When Poor Students Attend Rich Schools: Do Affluent Social Environments Increase or Decrease Participation? (with Tali Mendelberg, Tanika Raychaudhuri, and Vittorio Merola) (under review)
College is a key pathway to political participation, and lower-income individuals especially stand to benefit from it given their lower political participation. However, rising inequality makes college disproportionately more accessible to higher-income students, creating many predominantly-affluent campuses. Do low-income students gain a participatory boost from attending college? How does the prevalence of affluent students on campus affect this gain? Predominantly-affluent campuses may create participatory norms that elevate low-income students’ participation.

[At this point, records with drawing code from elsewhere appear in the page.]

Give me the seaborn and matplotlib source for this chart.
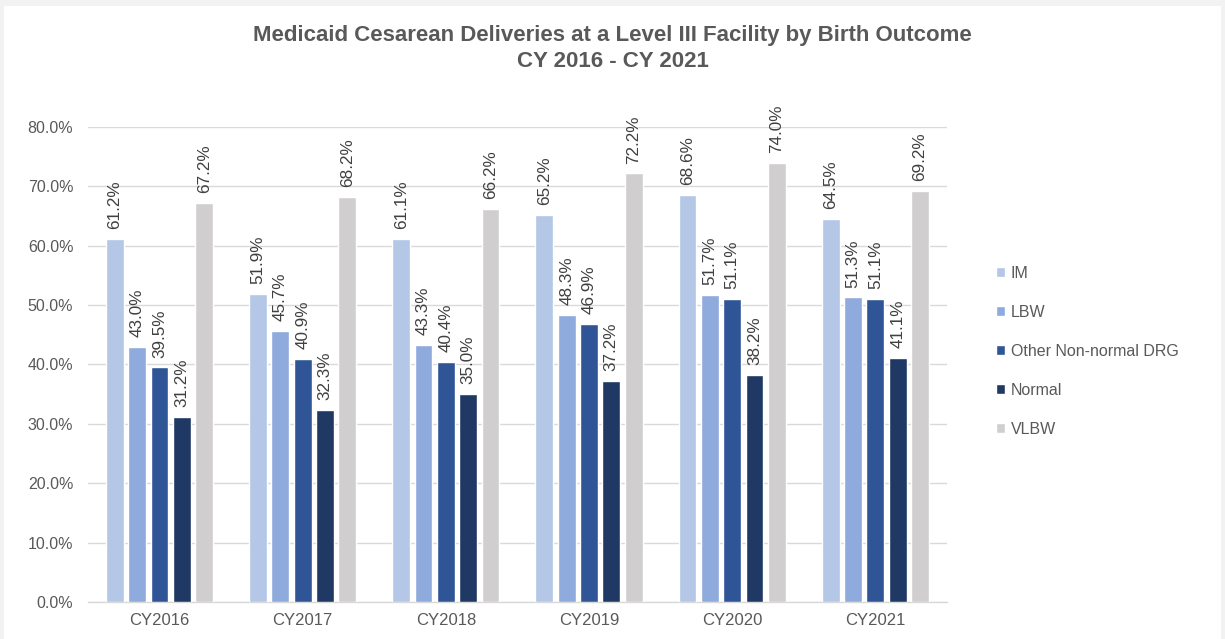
import matplotlib
matplotlib.use("Agg")
import matplotlib.pyplot as plt
import seaborn as sns
import pandas as pd
from matplotlib.patches import Rectangle
from matplotlib.ticker import PercentFormatter

years = ["CY2016", "CY2017", "CY2018", "CY2019", "CY2020", "CY2021"]
series = ["IM", "LBW", "Other Non-normal DRG", "Normal", "VLBW"]
im = [61.2, 51.9, 61.1, 65.2, 68.6, 64.5]
lbw = [43.0, 45.7, 43.3, 48.3, 51.7, 51.3]
other = [39.5, 40.9, 40.4, 46.9, 51.1, 51.1]
normal = [31.2, 32.3, 35.0, 37.2, 38.2, 41.1]
vlbw = [67.2, 68.2, 66.2, 72.2, 74.0, 69.2]
colors = ["#B4C7E7", "#8FAADC", "#2F5597", "#1F3864", "#D0CECE"]

values = [im, lbw, other, normal, vlbw]
rows = []
for s, vals in zip(series, values):
    for y, v in zip(years, vals):
        rows.append({"Year": y, "Outcome": s, "Value": v})
df = pd.DataFrame(rows)

sns.set_theme(style="white")
plt.rcParams["font.family"] = ["Liberation Sans", "DejaVu Sans"]

fig = plt.figure(figsize=(12.25, 6.39), dpi=100)
fig.patch.set_facecolor("#F2F2F2")
fig.patches.append(Rectangle((0.003, 0.0), 0.994, 0.99, transform=fig.transFigure,
                             facecolor="white", edgecolor="none", zorder=-10))
ax = fig.add_axes([0.0718, 0.0579, 0.7012, 0.7434])
ax.set_facecolor("none")

sns.barplot(data=df, x="Year", y="Value", hue="Outcome", order=years,
            hue_order=series, palette=colors, width=0.78, gap=0.2,
            saturation=1, ax=ax, legend=True, zorder=3)

for cont in ax.containers:
    ax.bar_label(cont, labels=[f"{v:.1f}%" for v in cont.datavalues],
                 rotation=90, padding=7, fontsize=12.3, color="#404040")

ax.set_ylim(0, 80)
ax.set_yticks(range(0, 81, 10))
ax.yaxis.set_major_formatter(PercentFormatter(decimals=1))
ax.grid(axis="y", color="#D9D9D9", linewidth=1, zorder=0)
ax.set_axisbelow(True)
for sp in ["top", "right", "left"]:
    ax.spines[sp].set_visible(False)
ax.spines["bottom"].set_color("#D9D9D9")
ax.spines["bottom"].set_linewidth(1)
ax.tick_params(axis="y", length=0, pad=10.5, labelsize=11.5, labelcolor="#595959")
ax.tick_params(axis="x", length=0, pad=8, labelsize=12, labelcolor="#595959")
ax.set_xlabel("")
ax.set_ylabel("")

leg = ax.legend(loc="center left", bbox_to_anchor=(1.04, 0.528), frameon=False,
                fontsize=11.5, handlelength=0.6, handleheight=0.6,
                handletextpad=0.35, labelspacing=1.5)
for t in leg.get_texts():
    t.set_color("#595959")

fig.text(0.5, 0.945, "Medicaid Cesarean Deliveries at a Level III Facility by Birth Outcome",
         ha="center", va="center", fontsize=16, fontweight="bold", color="#595959")
fig.text(0.5, 0.903, "CY 2016 - CY 2021", ha="center", va="center",
         fontsize=16, fontweight="bold", color="#595959")

fig.savefig("out.png", dpi=100, facecolor=fig.get_facecolor())
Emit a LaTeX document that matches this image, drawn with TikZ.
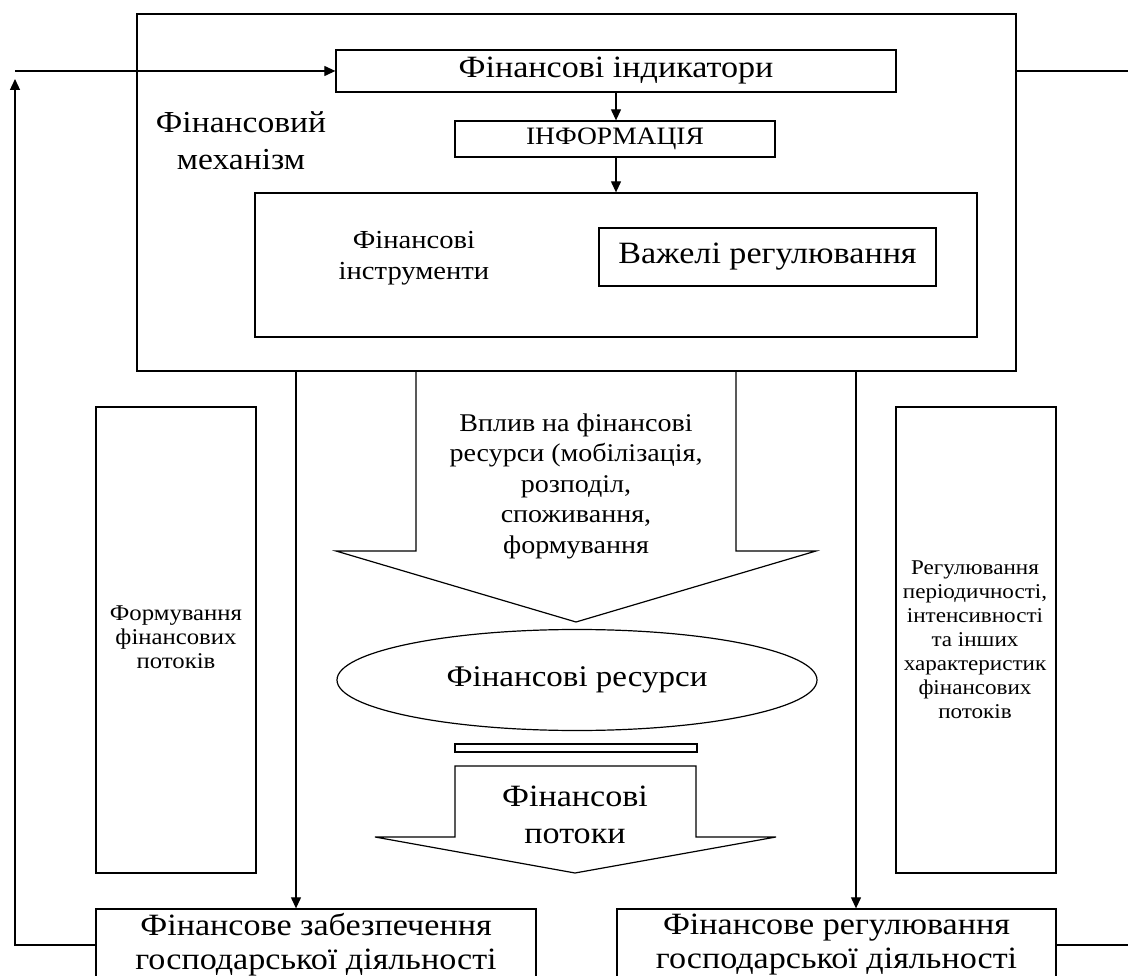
\documentclass[tikz,border=0pt]{standalone}
\usepackage{fontspec}
\setmainfont[FakeStretch=1.1]{Liberation Serif}
\usetikzlibrary{shapes.geometric,arrows.meta}
\newcommand{\fsz}[2]{\fontsize{#1}{#2}\selectfont}
\begin{document}
\begin{tikzpicture}[x=1pt,y=-1pt,
  box/.style={draw, line width=1.3pt, rectangle, inner sep=0pt, fill=white},
  lbl/.style={align=center, inner sep=0pt},
  arr/.style={line width=1.2pt, -{Triangle[length=11pt,width=10pt]}},
  thin/.style={line width=1.1pt},
  blockarrow/.style={draw, line width=1.2pt, line join=miter}]
\clip (0,0) rectangle (1128,976);
\fill[white] (0,0) rectangle (1128,976);
% outer mechanism box
\node[box, minimum width=879pt, minimum height=357pt] (mech) at (576.5,192.5) {};
\node[lbl, font=\fsz{30.5}{37}] (mechlbl) at (241,141) {Фінансовий\\механізм};
% indicators
\node[box, minimum width=560pt, minimum height=42pt, font=\fsz{31}{34}] (ind) at (616,71) {Фінансові індикатори};
\node[box, minimum width=320pt, minimum height=36pt, font=\fsz{25}{28}] (info) at (615,139) {ІНФОРМАЦІЯ};
% instruments
\node[box, minimum width=722pt, minimum height=144pt] (instr) at (616,265) {};
\node[lbl, font=\fsz{26}{31}] (instrlbl) at (414,258) {Фінансові\\інструменти};
\node[box, minimum width=337pt, minimum height=58pt, font=\fsz{31}{34}] (lev) at (767.5,257) {Важелі регулювання};
\draw[arr] (ind.south) -- (ind.south |- info.north);
\draw[arr] (info.south -| ind.south) -- (ind.south |- instr.north);
% side boxes
\node[box, minimum width=160pt, minimum height=466pt] (form) at (176,640) {};
\node[lbl, font=\fsz{22.5}{24}] (formlbl) at (176,637) {Формування\\фінансових\\потоків};
\node[box, minimum width=160pt, minimum height=466pt] (regp) at (976,640) {};
\node[lbl, font=\fsz{21}{24}] (regplbl) at (975,640) {Регулювання\\періодичності,\\інтенсивності\\та інших\\характеристик\\фінансових\\потоків};
% bottom boxes
\node[box, minimum width=440pt, minimum height=72pt, font=\fsz{31}{34}, align=center] (zab) at (316,945) {Фінансове забезпечення\\господарської діяльності};
\node[box, minimum width=439pt, minimum height=72pt, font=\fsz{31}{34}, align=center] (reg) at (836.5,945) {Фінансове регулювання\\господарської діяльності};
% big block arrow 1
\coordinate (b1a) at (416,371);
\coordinate (b1b) at (736,371);
\draw[blockarrow] (b1a) -- (416,551) -- (336,551) -- (576,622) -- (816,551) -- (736,551) -- (b1b);
\node[lbl, font=\fsz{25.5}{30.5}] (vplyv) at (576,486) {Вплив на фінансові\\ресурси (мобілізація,\\розподіл,\\споживання,\\формування};
% ellipse
\node[draw, ellipse, line width=1.2pt, minimum width=480pt, minimum height=101pt, inner sep=0pt, font=\fsz{30}{32}] (res) at (577,680) {Фінансові ресурси};
% bar
\node[box, line width=1.1pt, minimum width=242pt, minimum height=8pt] (bar) at (576,748) {};
% block arrow 2
\draw[blockarrow] (455,766) -- (455,837) -- (375,837) -- (575,873) -- (776,837) -- (696,837) -- (696,766) -- cycle;
\node[lbl, font=\fsz{31}{37}] (flows) at (575,815) {Фінансові\\потоки};
% down arrows
\coordinate (dl) at (296,371);
\coordinate (dr) at (856,371);
\draw[thin, -{Triangle[length=11pt,width=10pt]}] (dl) -- (dl |- zab.north);
\draw[thin, -{Triangle[length=11pt,width=10pt]}] (dr) -- (dr |- reg.north);
% feedback loop
\coordinate (fbl) at (96,945);
\coordinate (fbtop) at (15,79);
\coordinate (fbc) at (15,71);
\draw[arr] (fbl) -| (fbtop);
\draw[arr] (fbc) -- (ind.west);
\coordinate (rt) at (1016,71);
\coordinate (rte) at (1130,71);
\draw[thin] (rt) -- (rte);
\coordinate (rb) at (1056,945);
\coordinate (rbe) at (1130,945);
\draw[thin] (rb) -- (rbe);
\end{tikzpicture}
\end{document}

Alternatively, they may create affluence-centered social norms that marginalize these students, depressing their participation. Using a large panel survey (201,011 students), controls on many characteristics, and quasi-experimental tests, we find that predominantly-affluent campuses increase political participation to a similar extent for all income groups, thus failing to close the gap. We test psychological, academic, social, political, financial, and institutional mechanisms for the effects. The results carry implications for the self-reinforcing link between inequality and civic institutions.
Selected Works in Progress
Are Political Elites Out of Touch? Experimental Evidence from State Legislative Candidates
American political elites have not counteracted the effects of rising inequality. I test a new explanation for this behavior: Political elites systematically underestimate the negative effects of inequality, causing them to oppose redistribution. I use an original nationwide survey of 1,222 candidates for state legislature that I conducted during the 2018 primary elections. First, I show that political elites spend most of their time with the affluent, and have few personal relationships with people who are experiencing financial hardship. Second, I demonstrate experimentally that political elites evaluate social conditions by extrapolating from the experiences of those they know personally, causing them to underestimate the proportion of people who are experiencing financial hardship in the state where they are running for office. Third, I find in another experiment that these misperceptions affect policy. Political elites whom I randomly assign to receive accurate information about the prevalence of financial hardship in their state become more likely to support redistribution relative to elites whose misperceptions I allow to persist. Republican elites are more likely than Democratic elites to be isolated among the affluent, underestimate the prevalence of financial hardship, and increase their support for redistribution when given accurate information. Republican elites limit redistribution in part because they are out of touch with the negative effects of inequality.